The State Board of Education delayed an initial vote after a public hearing drew an overflow crowd, with testimony running overwhelmingly opposed. A preliminary vote had been expected in April 2025, with final adoption of the rules set for April 2026. Under the proposed timeline, implementation would not reach classrooms until 2030, and publishers would face a two-and-a-half-year process of preparing aligned textbooks.

Supporters framed the list as foundational learning long overdue. Nathan Irving, a pastor and father of eight from Myrtle Springs, Texas, testified: "Our children need truth. This country and this state were founded upon a Christian worldview." Jeremy Wayne Tate, founder of the Classical Learning Test, called it "the revolution America needs." Gov. Greg Abbott said the materials would "bring students back to the basics of education."
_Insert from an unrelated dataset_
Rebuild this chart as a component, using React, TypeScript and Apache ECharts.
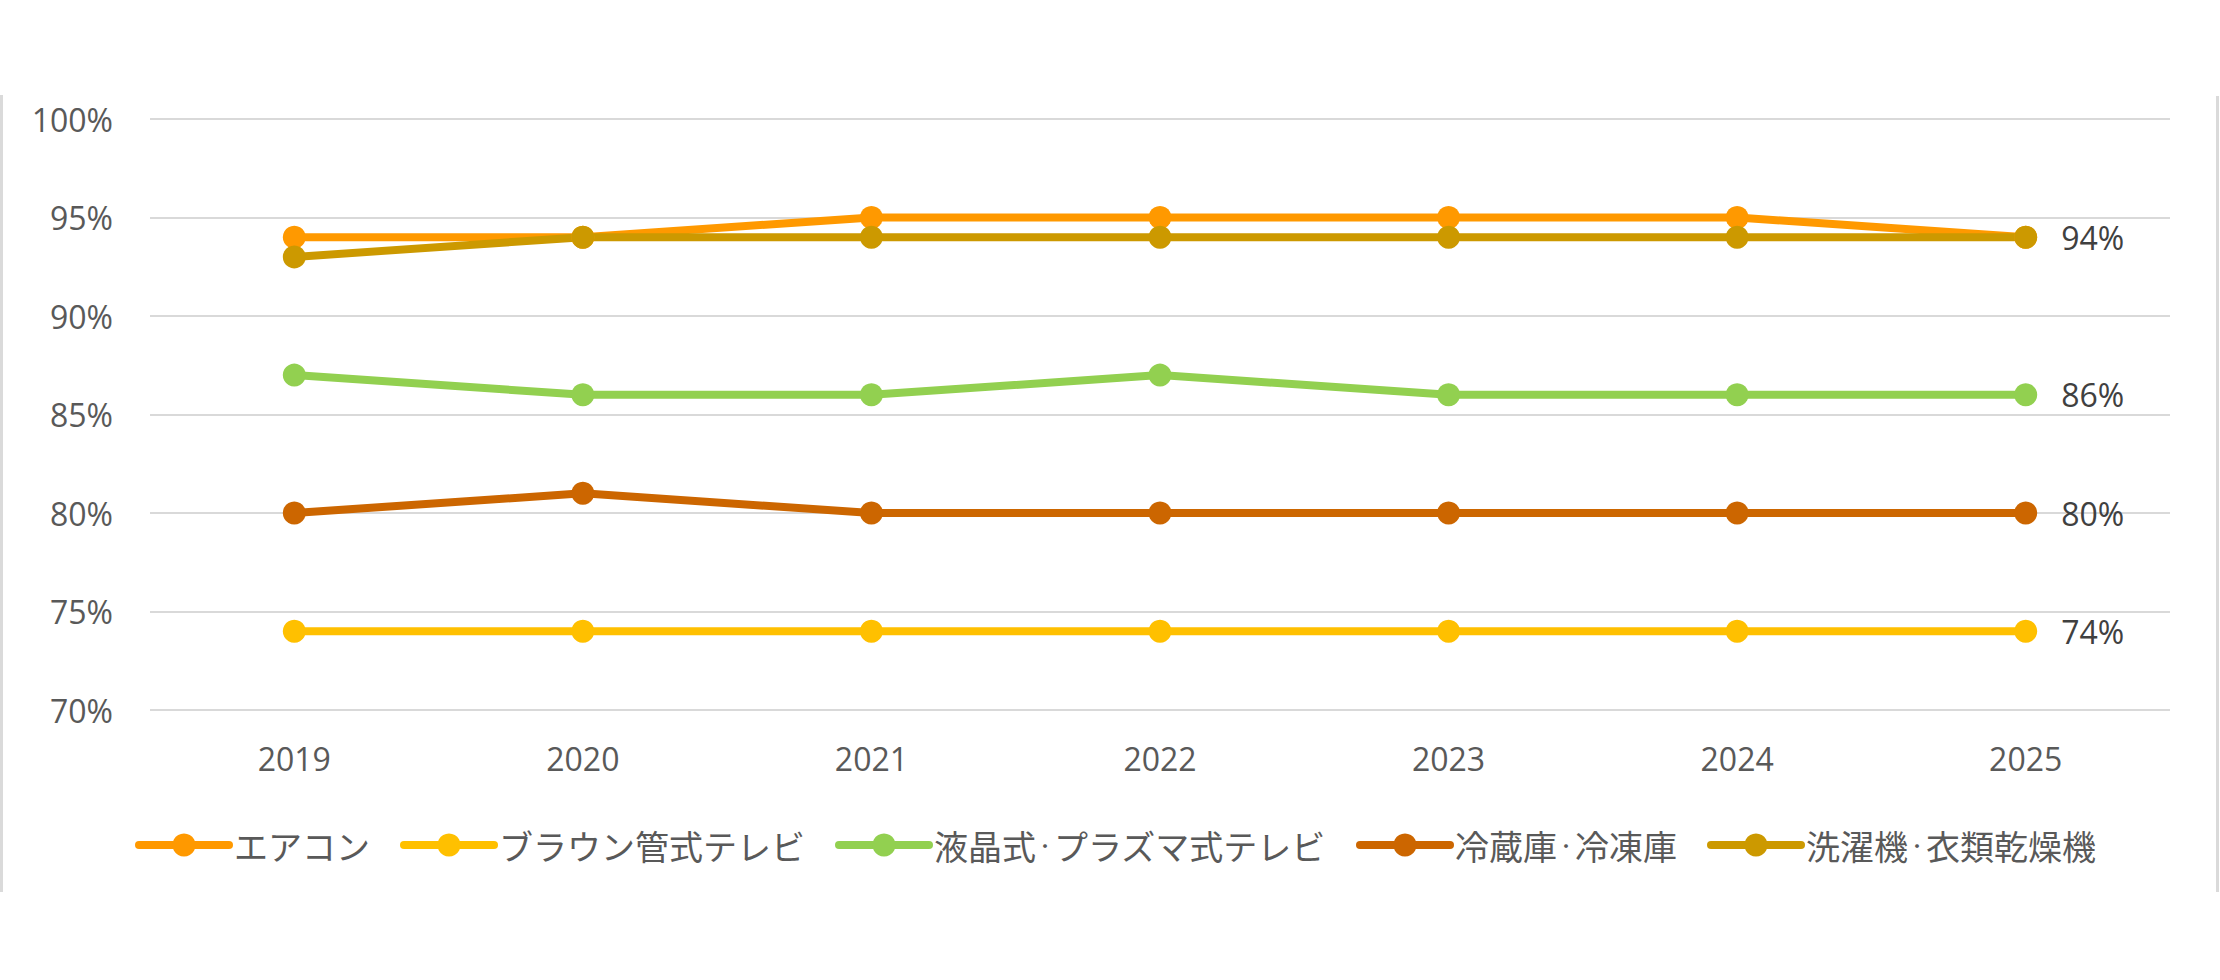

Opposition came from multiple directions. Frank Strong, co-director of the Texas Freedom to Read Project, argued the list would "limit what students read in their classrooms rather than expanding their options." One teacher noted the proposed ninth-grade list contains no Hispanic authors despite the state's large Hispanic student population. A Christian mother testified: "It is not the state's job to shed [religion] through the lens of a teacher who may not share the same beliefs I do."

The proposal extends a pattern of Texas Republicans testing church-state limits in public education. In 2023, the state became the first in the nation to allow school chaplains, and Attorney General Ken Paxton has since issued an opinion encouraging all districts to incorporate prayer and scripture. The optional Bluebonnet Learning curriculum, approved in late 2024 by a single SBOE vote after roughly $100 million in state spending, was rejected in full by Houston and Dallas ISDs. Unlike Bluebonnet, the new reading list would carry no opt-out.

Texas educates roughly one in 10 of the nation's public school students, giving its curriculum decisions an outsized national footprint. With final adoption expected and legal challenges nearly certain, the question of which texts belong in a public classroom is headed for the courts.